I am not sure when brunch became synonymous with Mother’s Day but every year I get an avalanche of special menus or deals from restaurants trying to get me to over pay for eggs to celebrate Mom.  Do dads not like bubbly drinks and high calorie food?  I say celebrate Father’s Day this Sunday with a brunch in his honor and what better way to do that then with Nutella stuffed french toast??  My dad is a Nutella fan – in fact we had a hamster when I was a kid that I named after Nutella (RIP Nutty).  When I saw this recipe in House Beautiful of all places, I knew it was a must make item.  Usually I am not a huge french toast person, as I think the syrup ends up competing with the doughy toast so this is the perfect solution as it requires no syrup at all.  The recipe comes from John Besh, an unbelievable chef with a small restaurant empire down in New Orleans.  Last time Patrick and I were in NOLA we managed to eat in two of his restaurants in one day and his jalapeno grits are something I still dream about.  He says you can stuff these with peanut butter or jam if you prefer, but I think the Nutella is really perfect.  When you punch out the toast rounds don’t worry if they don’t look perfect.  As you can see mine weren’t but once they get a dunk in the egg mixture and fried up they look just fine.  Also sometimes the sandwich got a little stuck in the glass, just poke it up from the bottom and it will come lose.  I decreased the egg mixture and nixed the oj as I didn’t feel it added anything and I ended up throwing a ton of egg away.  If your bread really soaks up a ton then you can just beat in another egg and some milk.  One note – french toast is a pretty tough thing to make for a crowd but you can at least make some of these elements in advance so you don’t spend all your time with your guests in the kitchen.  I made the sandwiches and the egg mixture hours before and just dunked and fried them when ready which takes about 5 minutes.  You definitely want to serve them right away while the Nutella is nice and melty.  Happy Fathers Day to my dad and all the dads!

Nutty’s French Toast 

  • 1/2 cup Nutella (or other yummy filling)
  • 16 slices white bread – approximately 1 loaf (I used Arnold’s Country Bread – basically something with a little more texture than Wonder bread – also I used the heels of the loaf to no ill effect)
  • 4 eggs
  • 3/4 cup milk
  • 1/3 cup sugar
  • 3 tablespoons butter, melted
  • 1/2 teaspoon vanilla extract
  • 1 pinch of salt
  • 2 to 3 tablespoons canola oil

Lay out all 16 slices of bread and then spread approximately 1 tablespoon of Nutella in the middle of 8 of the slices.  Top those slices with the non Nutella slices to create a sandwich.  Using a pint glass, cut a round sandwich out from the middle, pulling the excess crusts off before lifting the glass.  This step can be done ahead several hours or the day before (if so store sandwiches in a tupperware).
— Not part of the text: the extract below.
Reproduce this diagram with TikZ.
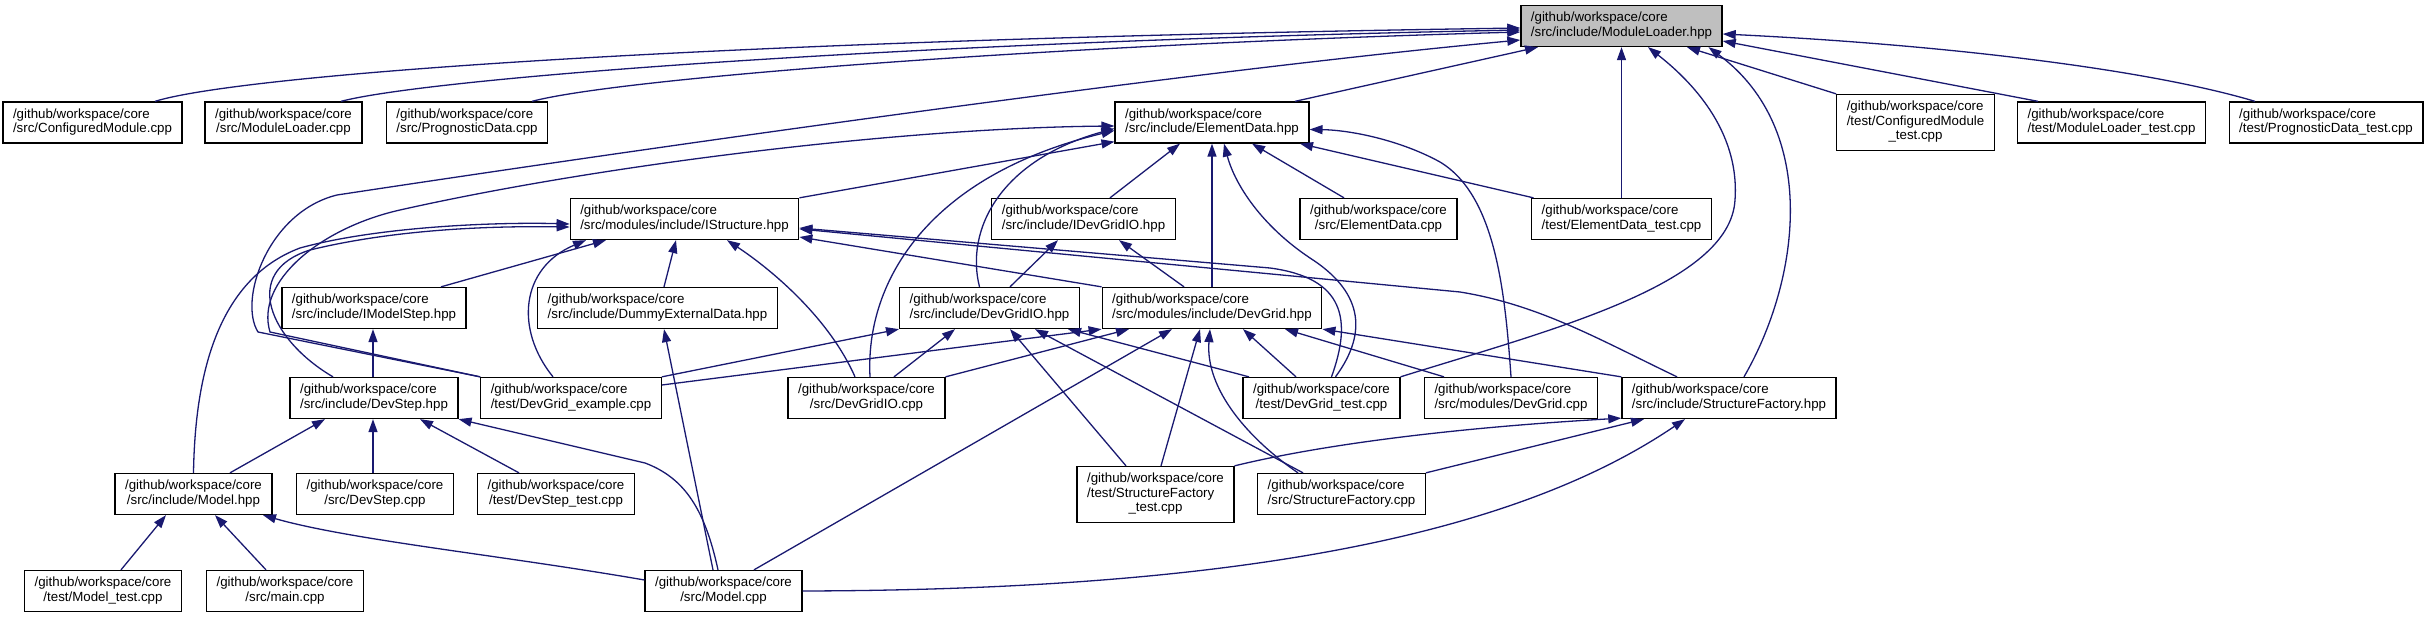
\documentclass[tikz,border=0pt]{standalone}
\usepackage{fontspec}
\setmainfont{Liberation Sans}
\usetikzlibrary{arrows.meta}
\definecolor{navy}{HTML}{191970}
\definecolor{grey75}{HTML}{BFBFBF}
\newcommand{\lbl}[2]{\begin{tabular}{@{}l@{}}#1\\\multicolumn{1}{@{}c@{}}{#2}\end{tabular}}
\newcommand{\lblt}[3]{\begin{tabular}{@{}l@{}}#1\\#2\\\multicolumn{1}{@{}c@{}}{#3}\end{tabular}}
\newcommand{\gwc}{/github/workspace/core}
\tikzset{
  box/.style={draw=black, fill=white, line width=1.3pt, inner xsep=10pt, inner ysep=0pt,
              minimum height=41pt, font=\fontsize{13.3}{14.5}\selectfont},
  boxthree/.style={box, minimum height=56pt},
  rootbox/.style={box, fill=grey75},
  inc/.style={draw=navy, line width=1.3pt, -{Triangle[length=13pt,width=9pt]}}
}
\begin{document}
\begin{tikzpicture}[x=1pt,y=-1pt]
\useasboundingbox (0,0) rectangle (2429,617);
% rank 0
\node[rootbox] (MLH) at (1621.5,26) {\lbl{\gwc}{/src/include/ModuleLoader.hpp}};
% rank 1
\node[box] (CMcpp) at (92.5,122.5) {\lbl{\gwc}{/src/ConfiguredModule.cpp}};
\node[box] (MLcpp) at (283.5,122.5) {\lbl{\gwc}{/src/ModuleLoader.cpp}};
\node[box] (PDcpp) at (467,122.5) {\lbl{\gwc}{/src/PrognosticData.cpp}};
\node[box] (EDH) at (1212,122.5) {\lbl{\gwc}{/src/include/ElementData.hpp}};
\node[boxthree] (CMtest) at (1915.5,122.5) {\lblt{\gwc}{/test/ConfiguredModule}{\_test.cpp}};
\node[box] (MLtest) at (2111.5,122.5) {\lbl{\gwc}{/test/ModuleLoader\_test.cpp}};
\node[box] (PDtest) at (2326,122.5) {\lbl{\gwc}{/test/PrognosticData\_test.cpp}};
% rank 2
\node[box] (IStr) at (684.5,219) {\lbl{\gwc}{/src/modules/include/IStructure.hpp}};
\node[box] (IDGIO) at (1083.5,219) {\lbl{\gwc}{/src/include/IDevGridIO.hpp}};
\node[box] (EDcpp) at (1378.5,219) {\lbl{\gwc}{/src/ElementData.cpp}};
\node[box] (EDtest) at (1621.5,219) {\lbl{\gwc}{/test/ElementData\_test.cpp}};
% rank 3
\node[box] (IMS) at (374,308) {\lbl{\gwc}{/src/include/IModelStep.hpp}};
\node[box] (DED) at (657.5,308) {\lbl{\gwc}{/src/include/DummyExternalData.hpp}};
\node[box] (DGIOh) at (989.5,308) {\lbl{\gwc}{/src/include/DevGridIO.hpp}};
\node[box] (DGh) at (1212,308) {\lbl{\gwc}{/src/modules/include/DevGrid.hpp}};
% rank 4
\node[box] (DSh) at (374,398) {\lbl{\gwc}{/src/include/DevStep.hpp}};
\node[box] (DGex) at (571,398) {\lbl{\gwc}{/test/DevGrid\_example.cpp}};
\node[box] (DGIOcpp) at (866.5,398) {\lbl{\gwc}{/src/DevGridIO.cpp}};
\node[box] (DGtest) at (1321.5,398) {\lbl{\gwc}{/test/DevGrid\_test.cpp}};
\node[box] (DGcpp) at (1511,398) {\lbl{\gwc}{/src/modules/DevGrid.cpp}};
\node[box] (SFh) at (1729,398) {\lbl{\gwc}{/src/include/StructureFactory.hpp}};
% rank 5
\node[box] (Mh) at (193.5,494) {\lbl{\gwc}{/src/include/Model.hpp}};
\node[box] (DScpp) at (375,494) {\lbl{\gwc}{/src/DevStep.cpp}};
\node[box] (DStest) at (556,494) {\lbl{\gwc}{/test/DevStep\_test.cpp}};
\node[boxthree] (SFtest) at (1155.5,494.5) {\lblt{\gwc}{/test/StructureFactory}{\_test.cpp}};
\node[box] (SFcpp) at (1341.5,494) {\lbl{\gwc}{/src/StructureFactory.cpp}};
% rank 6
\node[box] (Mtest) at (103,591) {\lbl{\gwc}{/test/Model\_test.cpp}};
\node[box] (main) at (285,591) {\lbl{\gwc}{/src/main.cpp}};
\node[box] (Mcpp) at (723.5,591) {\lbl{\gwc}{/src/Model.cpp}};

% ---- edges into ModuleLoader.hpp
\draw[inc] ([xshift=62.5pt]CMcpp.north) .. controls (240,75) and (700,40) .. ([yshift=-2pt]MLH.west);
\draw[inc] ([xshift=57.5pt]MLcpp.north) .. controls (430,78) and (900,42) .. ([yshift=-4pt]MLH.west);
\draw[inc] ([xshift=65pt]PDcpp.north) .. controls (620,78) and (1050,45) .. ([yshift=-6pt]MLH.west);
\draw[inc] ([xshift=83pt]EDH.north) -- ([xshift=-83.5pt]MLH.south);
\draw[inc] (DGex.north west) -- (258,332) .. controls (238,300) and (268,212) .. (337,195) .. controls (700,140) and (1200,70) .. ([yshift=-14pt]MLH.west);
\draw[inc] (EDtest.north) -- (MLH.south);
\draw[inc] (CMtest.north west) -- ([xshift=65.5pt]MLH.south);
\draw[inc] ([xshift=-73.5pt]MLtest.north) -- ([yshift=-15pt]MLH.east);
\draw[inc] ([xshift=-71pt]PDtest.north) .. controls (2150,70) and (1950,45) .. ([yshift=-8pt]MLH.east);
\draw[inc] ([xshift=15pt]SFh.north) .. controls (1800,280) and (1820,130) .. ([xshift=87pt]MLH.south);
\draw[inc] (DGtest.north east) .. controls (1550,330) and (1730,285) .. (1735,200) .. controls (1740,130) and (1690,80) .. ([xshift=26.5pt]MLH.south);

% ---- edges into ElementData.hpp
\draw[inc] (DGex.north west) -- (270,332) .. controls (255,282) and (320,228) .. (400,210) .. controls (600,165) and (900,128) .. ([yshift=-3.5pt]EDH.west);
\draw[inc] (IStr.north east) -- ([yshift=2pt]EDH.south west);
\draw[inc] ([xshift=26.5pt]IDGIO.north) -- ([xshift=-32pt]EDH.south);
\draw[inc] (DGh.north) -- (EDH.south);
\draw[inc] ([xshift=-34.5pt]EDcpp.north) -- ([xshift=40pt]EDH.south);
\draw[inc] ([xshift=-88pt]EDtest.north) -- ([xshift=88pt]EDH.south);
\draw[inc] (DGcpp.north) .. controls (1505,290) and (1495,195) .. (1440,162) .. controls (1400,140) and (1350,130) .. ([yshift=-7pt]EDH.east);
\draw[inc] ([xshift=14pt]DGtest.north) .. controls (1370,330) and (1360,290) .. (1310,258) .. controls (1262,226) and (1235,185) .. ([xshift=12pt]EDH.south);
\draw[inc] ([xshift=-10pt]DGIOh.north) .. controls (965,230) and (1000,160) .. ([yshift=-6pt]EDH.west);
\draw[inc] ([xshift=3.5pt]DGIOcpp.north) .. controls (865,280) and (930,175) .. ([yshift=-8pt]EDH.west);

% ---- edges into IStructure.hpp
\draw[inc] (Mh.north) .. controls (195,380) and (215,280) .. (300,248) .. controls (380,226) and (500,222) .. ([yshift=-5pt]IStr.west);
\draw[inc] ([xshift=-41pt]DSh.north) .. controls (270,340) and (240,272) .. (310,250) .. controls (400,228) and (500,226) .. ([yshift=-8pt]IStr.west);
\draw[inc] ([xshift=-18pt]DGex.north) .. controls (515,330) and (520,268) .. ([xshift=-98.5pt]IStr.south);
\draw[inc] ([xshift=67pt]IMS.north) -- ([xshift=-78.5pt]IStr.south);
\draw[inc] ([xshift=6.5pt]DED.north) -- ([xshift=-8.5pt]IStr.south);
\draw[inc] ([xshift=-11.5pt]DGIOcpp.north) .. controls (830,320) and (775,272) .. ([xshift=42.5pt]IStr.south);
\draw[inc] (DGh.north west) -- ([yshift=-18pt]IStr.east);
\draw[inc] ([xshift=10pt]DGtest.north) .. controls (1352,320) and (1345,278) .. (1270,268) -- ([yshift=-9pt]IStr.east);
\draw[inc] ([xshift=-52pt]SFh.north) .. controls (1600,340) and (1540,305) .. (1460,292) -- ([yshift=-10pt]IStr.east);

% ---- edges into IDevGridIO.hpp
\draw[inc] ([xshift=20.5pt]DGIOh.north) -- ([xshift=-25.5pt]IDGIO.south);
\draw[inc] ([xshift=-28pt]DGh.north) -- ([xshift=35.5pt]IDGIO.south);

% ---- edges into DevGridIO.hpp
\draw[inc] (DGex.north east) -- (DGIOh.south west);
\draw[inc] ([xshift=27.5pt]DGIOcpp.north) -- ([xshift=-34.5pt]DGIOh.south);
\draw[inc] ([xshift=-29.5pt]SFtest.north) -- ([xshift=20.5pt]DGIOh.south);
\draw[inc] ([xshift=-38.5pt]SFcpp.north) -- ([xshift=45.5pt]DGIOh.south);
\draw[inc] ([xshift=-72.5pt]DGtest.north) -- ([xshift=78.5pt]DGIOh.south);

% ---- edges into DevGrid.hpp
\draw[inc] ([yshift=13pt]DGex.east) -- (DGh.south west);
\draw[inc] (DGIOcpp.north east) -- ([xshift=-83pt]DGh.south);
\draw[inc] ([xshift=30.5pt]Mcpp.north) -- ([xshift=-40pt]DGh.south);
\draw[inc] ([xshift=5.5pt]SFtest.north) -- ([xshift=-12pt]DGh.south);
\draw[inc] ([xshift=-43.5pt]SFcpp.north) .. controls (1250,440) and (1205,390) .. ([xshift=-2pt]DGh.south);
\draw[inc] ([xshift=-25.5pt]DGtest.north) -- ([xshift=31pt]DGh.south);
\draw[inc] ([xshift=-67pt]DGcpp.north) -- ([xshift=73pt]DGh.south);
\draw[inc] (SFh.north west) -- (DGh.south east);

% ---- DummyExternalData, IModelStep
\draw[inc] ([xshift=-10.5pt]Mcpp.north) -- ([xshift=6.5pt]DED.south);
\draw[inc] ([xshift=-1pt]DSh.north) -- ([xshift=-1pt]IMS.south);

% ---- edges into DevStep.hpp
\draw[inc] ([xshift=36.5pt]Mh.north) -- ([xshift=-49pt]DSh.south);
\draw[inc] ([xshift=-2pt]DScpp.north) -- ([xshift=-1pt]DSh.south);
\draw[inc] ([xshift=-37pt]DStest.north) -- ([xshift=46pt]DSh.south);
\draw[inc] ([xshift=-5.5pt]Mcpp.north) .. controls (705,510) and (685,478) .. (645,463) -- (DSh.south east);

% ---- edges into Model.hpp
\draw[inc] ([xshift=18pt]Mtest.north) -- ([xshift=-27.5pt]Mh.south);
\draw[inc] ([xshift=-19pt]main.north) -- ([xshift=21.5pt]Mh.south);
\draw[inc] ([yshift=11pt]Mcpp.west) .. controls (500,555) and (350,540) .. ([xshift=69.5pt]Mh.south);

% ---- edges into StructureFactory.hpp
\draw[inc] (Mcpp.east) .. controls (1200,590) and (1500,545) .. ([xshift=-44pt]SFh.south);
\draw[inc] (SFtest.north east) .. controls (1320,445) and (1450,428) .. ([yshift=1pt]SFh.south west);
\draw[inc] (SFcpp.north east) -- ([xshift=-85pt]SFh.south);
\end{tikzpicture}
\end{document}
Whisk together eggs, milk, sugar, butter, vanilla, and salt in a large shallow bowl.  Again, this can be done in advance just let it come up to roomish temperature before dipping.  Heat 2 tablespoons of canola oil in a large skillet over medium high heat.  Depending on the size of your skillet you may be able to do all the sandwiches at once (I did) if not fry them in batches of 4.  Dunk the sandwiches untill they are fully coated in the egg mixture.   Add sandwiches to the pan and cook until browned on both sides – about 2 to 3 minutes per side.